In fading light, Indovino ran the ball the whole way home. No one at the ground could tell you the point at which the final siren blew – but they could tell you the football was through for another goal, and Indovino was charging, arms outstretched and mouth agape, along the boundary line to be caught by delirious teammates, and De La had made a Grand Final.
“All year, we’ve run teams off their legs in the last quarter. That’s what we did today,” coach Nick Hyland said, amidst a broiling chaos of passion post-match.
“It’s pretty emotional. Because you invest so much time and effort and energy into it, and so many people do – not just players. Coaches, support staff, the committee. So, I’m just so rapt for everyone involved in the club.”
De La will play Old Haileybury in the 2024 Premier B Men’s Grand Final on Sunday 22 September at 2:30pm at Trevor Barker Beach Oval – and both clubs will play in William Buck Premier next season.
“To see the reception in (the rooms) when we walked in, I’ve never experienced that before,” Hyland said.
“I’m so proud of them…these guys fight every minute, every contest. They never give up.”
Hyland took a moment post-song to quietly address his playing group, encouraging them to celebrate their incredible win – but to consider what their legacy could be with one more game left to play.
“It would have to be the best (win I’ve coached),” Hyland said.
“If you rewind 12 months, we play Beaumaris in a Semi Final that goes to extra time, and we lose by under a kick.

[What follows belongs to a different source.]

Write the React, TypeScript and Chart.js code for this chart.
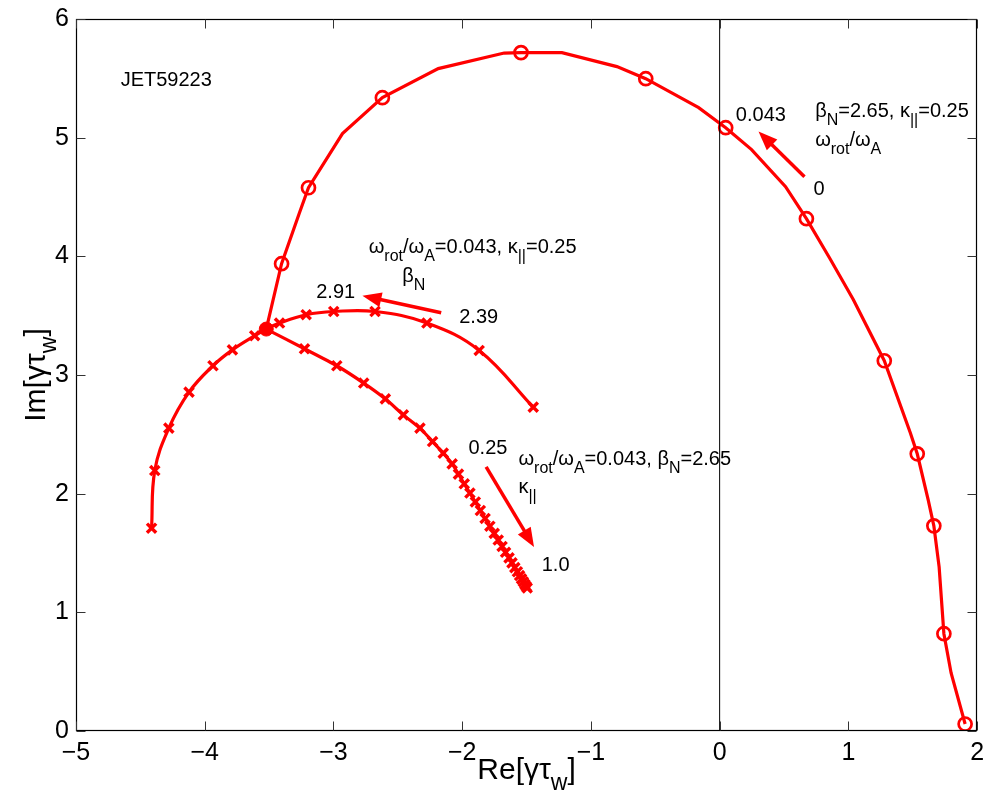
import React, { useEffect, useRef } from 'react';
import { Chart, registerables } from 'chart.js';

Chart.register(...registerables);

// ---------- data ----------
const xTicks = [-5, -4, -3, -2, -1, 0, 1, 2];
const yTicks = [0, 1, 2, 3, 4, 5, 6];

// vertical reference line Re = 0
const zeroLineRe = [0, 0];
const zeroLineIm = [0, 6];

// omega_rot scan: polyline vertices
const omegaLineRe = [-3.522, -3.403, -3.264, -3.194, -2.930, -2.620, -2.186, -1.674, -1.543, -1.225, -0.798, -0.574, -0.163, 0.047, 0.248, 0.512, 0.674, 0.853, 1.039, 1.279, 1.481, 1.535, 1.620, 1.664, 1.705, 1.742, 1.798, 1.907];
const omegaLineIm = [3.387, 3.938, 4.368, 4.578, 5.034, 5.337, 5.582, 5.713, 5.717, 5.717, 5.599, 5.497, 5.253, 5.084, 4.899, 4.587, 4.317, 3.988, 3.634, 3.120, 2.513, 2.336, 1.948, 1.729, 1.383, 0.820, 0.489, 0.059];

// omega_rot scan: circle markers
const omegaMarkRe = [1.907, 1.742, 1.664, 1.535, 1.279, 0.674, 0.047, -0.574, -1.543, -2.620, -3.194, -3.403];
const omegaMarkIm = [0.059, 0.820, 1.729, 2.336, 3.120, 4.317, 5.084, 5.497, 5.717, 5.337, 4.578, 3.938];

// beta_N scan
const betaRe = [-1.448, -1.868, -2.274, -2.677, -2.998, -3.212, -3.419, -3.522, -3.612, -3.785, -3.936, -4.122, -4.279, -4.388, -4.413];
const betaIm = [2.729, 3.207, 3.438, 3.535, 3.535, 3.508, 3.438, 3.387, 3.331, 3.212, 3.078, 2.856, 2.552, 2.195, 1.709];

// kappa_|| scan
const kappaRe = [-3.522, -3.225, -2.974, -2.765, -2.597, -2.457, -2.328, -2.230, -2.147, -2.078, -2.029, -1.984, -1.940, -1.898, -1.859, -1.822, -1.785, -1.751, -1.720, -1.690, -1.663, -1.636, -1.613, -1.591, -1.571, -1.554, -1.539, -1.525, -1.513, -1.503, -1.495];
const kappaIm = [3.387, 3.221, 3.078, 2.932, 2.799, 2.664, 2.552, 2.439, 2.342, 2.251, 2.165, 2.083, 2.005, 1.930, 1.858, 1.791, 1.726, 1.665, 1.609, 1.555, 1.506, 1.459, 1.417, 1.377, 1.342, 1.310, 1.282, 1.258, 1.236, 1.219, 1.206];

// common operating point
const commonRe = [-3.522];
const commonIm = [3.387];

// ---------- annotations ----------
type Seg = { t: string; sub?: boolean };
const notes: { x: number; y: number; segs: Seg[] }[] = [
  { x: -4.653, y: 5.438, segs: [{ t: 'JET59223' }] },
  { x: 0.126, y: 5.137, segs: [{ t: '0.043' }] },
  { x: 0.742, y: 5.177, segs: [{ t: 'β' }, { t: 'N', sub: true }, { t: '=2.65, κ' }, { t: '||', sub: true }, { t: '=0.25' }] },
  { x: 0.742, y: 4.927, segs: [{ t: 'ω' }, { t: 'rot', sub: true }, { t: '/ω' }, { t: 'A', sub: true }] },
  { x: 0.729, y: 4.519, segs: [{ t: '0' }] },
  { x: -2.726, y: 4.030, segs: [{ t: 'ω' }, { t: 'rot', sub: true }, { t: '/ω' }, { t: 'A', sub: true }, { t: '=0.043, κ' }, { t: '||', sub: true }, { t: '=0.25' }] },
  { x: -2.465, y: 3.786, segs: [{ t: 'β' }, { t: 'N', sub: true }] },
  { x: -3.134, y: 3.648, segs: [{ t: '2.91' }] },
  { x: -2.023, y: 3.438, segs: [{ t: '2.39' }] },
  { x: -1.951, y: 2.336, segs: [{ t: '0.25' }] },
  { x: -1.563, y: 2.243, segs: [{ t: 'ω' }, { t: 'rot', sub: true }, { t: '/ω' }, { t: 'A', sub: true }, { t: '=0.043, β' }, { t: 'N', sub: true }, { t: '=2.65' }] },
  { x: -1.563, y: 2.007, segs: [{ t: 'κ' }, { t: '||', sub: true }] },
  { x: -1.382, y: 1.352, segs: [{ t: '1.0' }] },
];

const arrows = [
  { x1: 0.659, y1: 4.671, x2: 0.302, y2: 5.051 },
  { x1: -2.163, y1: 3.524, x2: -2.775, y2: 3.668 },
  { x1: -1.814, y1: 2.226, x2: -1.442, y2: 1.551 },
];

const FONT = "'Liberation Sans', Arial, Helvetica, sans-serif";
const RED = '#ff0000';

const pts = (xs: number[], ys: number[]) => xs.map((x, i) => ({ x, y: ys[i] }));
const minus = (v: number) => (v < 0 ? '\u2212' + Math.abs(v) : String(v));

function drawRich(ctx: CanvasRenderingContext2D, segs: Seg[], x: number, y: number, size: number, subScale: number, subOff: number, align: 'left' | 'center') {
  const main = `${size}px ${FONT}`;
  const sub = `${Math.round(size * subScale)}px ${FONT}`;
  let w = 0;
  for (const s of segs) {
    ctx.font = s.sub ? sub : main;
    w += ctx.measureText(s.t).width;
  }
  let cx = align === 'center' ? x - w / 2 : x;
  ctx.textBaseline = 'alphabetic';
  ctx.textAlign = 'left';
  for (const s of segs) {
    ctx.font = s.sub ? sub : main;
    ctx.fillText(s.t, cx, s.sub ? y + size * subOff : y);
    cx += ctx.measureText(s.t).width;
  }
}

function drawArrow(ctx: CanvasRenderingContext2D, x1: number, y1: number, x2: number, y2: number) {
  const head = 19;
  const hw = 7.5;
  const a = Math.atan2(y2 - y1, x2 - x1);
  const c = Math.cos(a);
  const s = Math.sin(a);
  const bx = x2 - head * c;
  const by = y2 - head * s;
  ctx.strokeStyle = RED;
  ctx.fillStyle = RED;
  ctx.lineWidth = 3.5;
  ctx.beginPath();
  ctx.moveTo(x1, y1);
  ctx.lineTo(bx + 2 * c, by + 2 * s);
  ctx.stroke();
  ctx.beginPath();
  ctx.moveTo(x2, y2);
  ctx.lineTo(bx + hw * s, by - hw * c);
  ctx.lineTo(bx - hw * s, by + hw * c);
  ctx.closePath();
  ctx.fill();
}

const decorPlugin = {
  id: 'decor',
  afterDraw(chart: any) {
    const { ctx, chartArea: ca, scales } = chart;
    const xs = scales.x;
    const ys = scales.y;
    ctx.save();
    // box
    ctx.strokeStyle = '#000';
    ctx.lineWidth = 1.2;
    const L = Math.round(ca.left) + 0.5;
    const R = Math.round(ca.right) - 0.5;
    const T = Math.round(ca.top) + 0.5;
    const B = Math.round(ca.bottom) - 0.5;
    ctx.strokeRect(L, T, R - L, B - T);
    // inward ticks
    ctx.lineWidth = 1;
    ctx.strokeStyle = '#333';
    const tl = 9;
    ctx.beginPath();
    for (const v of xTicks) {
      const p = Math.round(xs.getPixelForValue(v)) + 0.5;
      ctx.moveTo(p, B);
      ctx.lineTo(p, B - tl);
      ctx.moveTo(p, T);
      ctx.lineTo(p, T + tl);
    }
    for (const v of yTicks) {
      const p = Math.round(ys.getPixelForValue(v)) + 0.5;
      ctx.moveTo(L, p);
      ctx.lineTo(L + tl, p);
      ctx.moveTo(R, p);
      ctx.lineTo(R - tl, p);
    }
    ctx.stroke();

    // arrows
    for (const a of arrows) {
      drawArrow(ctx, xs.getPixelForValue(a.x1), ys.getPixelForValue(a.y1), xs.getPixelForValue(a.x2), ys.getPixelForValue(a.y2));
    }

    // notes
    ctx.fillStyle = '#000';
    for (const n of notes) {
      drawRich(ctx, n.segs, xs.getPixelForValue(n.x), ys.getPixelForValue(n.y), 20, 0.8, 0.4, 'left');
    }

    // axis titles
    const titleSegs: Seg[] = [{ t: 'γτ' }, { t: 'w', sub: true }, { t: ']' }];
    drawRich(ctx, [{ t: 'Re[' }, ...titleSegs], (ca.left + ca.right) / 2, ca.bottom + 48, 30, 0.75, 0.35, 'center');
    ctx.save();
    ctx.translate(ca.left - 31, (ca.top + ca.bottom) / 2);
    ctx.rotate(-Math.PI / 2);
    drawRich(ctx, [{ t: 'Im[' }, ...titleSegs], 0, 0, 30, 0.75, 0.35, 'center');
    ctx.restore();
    ctx.restore();
  },
};

export default function App() {
  const ref = useRef<HTMLCanvasElement>(null);
  useEffect(() => {
    if (!ref.current) return;
    const tickFont = { family: FONT, size: 25 };
    const chart = new Chart(ref.current, {
      type: 'scatter',
      data: {
        datasets: [
          {
            data: pts(zeroLineRe, zeroLineIm),
            showLine: true,
            borderColor: '#000',
            borderWidth: 1,
            pointRadius: 0,
          },
          {
            data: pts(omegaLineRe, omegaLineIm),
            showLine: true,
            borderColor: RED,
            borderWidth: 3.2,
            pointRadius: 0,
          },
          {
            data: pts(omegaMarkRe, omegaMarkIm),
            showLine: false,
            pointStyle: 'circle',
            pointRadius: 6.5,
            pointBorderWidth: 2.7,
            borderColor: RED,
            backgroundColor: 'rgba(0,0,0,0)',
          },
          {
            data: pts(betaRe, betaIm),
            showLine: true,
            tension: 0.4,
            borderColor: RED,
            backgroundColor: RED,
            borderWidth: 3.2,
            pointStyle: 'crossRot',
            pointRadius: 6.5,
            pointBorderWidth: 3.4,
          },
          {
            data: pts(kappaRe, kappaIm),
            showLine: true,
            tension: 0.2,
            borderColor: RED,
            backgroundColor: RED,
            borderWidth: 3.2,
            pointStyle: 'crossRot',
            pointRadius: 6.5,
            pointBorderWidth: 3.4,
          },
          {
            data: pts(commonRe, commonIm),
            showLine: false,
            pointStyle: 'circle',
            pointRadius: 7,
            borderColor: RED,
            backgroundColor: RED,
          },
        ],
      },
      options: {
        responsive: false,
        animation: false,
        devicePixelRatio: 1,
        layout: { padding: { top: 19, right: 8, left: 0, bottom: 0 } },
        plugins: { legend: { display: false }, tooltip: { enabled: false } },
        scales: {
          x: {
            type: 'linear',
            min: -5,
            max: 2,
            afterBuildTicks: (s: any) => {
              s.ticks = xTicks.map((v) => ({ value: v }));
            },
            afterFit: (s: any) => {
              s.height = 71;
              s.paddingLeft = 0;
              s.paddingRight = 0;
            },
            grid: { display: false, drawTicks: false },
            border: { display: false },
            ticks: {
              autoSkip: false,
              maxRotation: 0,
              padding: 7,
              color: '#000',
              font: tickFont,
              callback: (v: any) => minus(Number(v)),
            },
          },
          y: {
            type: 'linear',
            min: 0,
            max: 6,
            afterBuildTicks: (s: any) => {
              s.ticks = yTicks.map((v) => ({ value: v }));
            },
            afterFit: (s: any) => {
              s.width = 76;
              s.paddingTop = 0;
              s.paddingBottom = 0;
            },
            grid: { display: false, drawTicks: false },
            border: { display: false },
            ticks: {
              autoSkip: false,
              padding: 7,
              color: '#000',
              font: tickFont,
              callback: (v: any) => minus(Number(v)),
            },
          },
        },
      },
      plugins: [decorPlugin],
    } as any);
    return () => chart.destroy();
  }, []);
  return (
    <div style={{ position: 'absolute', left: 0, top: 0, width: 987, height: 802, background: '#fff' }}>
      <canvas ref={ref} width={987} height={802} style={{ display: 'block', width: 987, height: 802 }} />
    </div>
  );
}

“Fast-forward 12 months and we’re in a Prelim Final. We’re down by two goals, four minutes to play and we find a way to win. It’s right up there with one of the best wins ever.”
And on Jacob Williams?
“He’s an elite player and has been for the best part of four, ten, 12, 15 years, and he’s probably the most loyal person I’ve met.
“To finish the way he did – and he was pretty sore, but he sort of willed himself, I think it just speaks volumes of his character and his competitiveness to just keep fighting for every game.”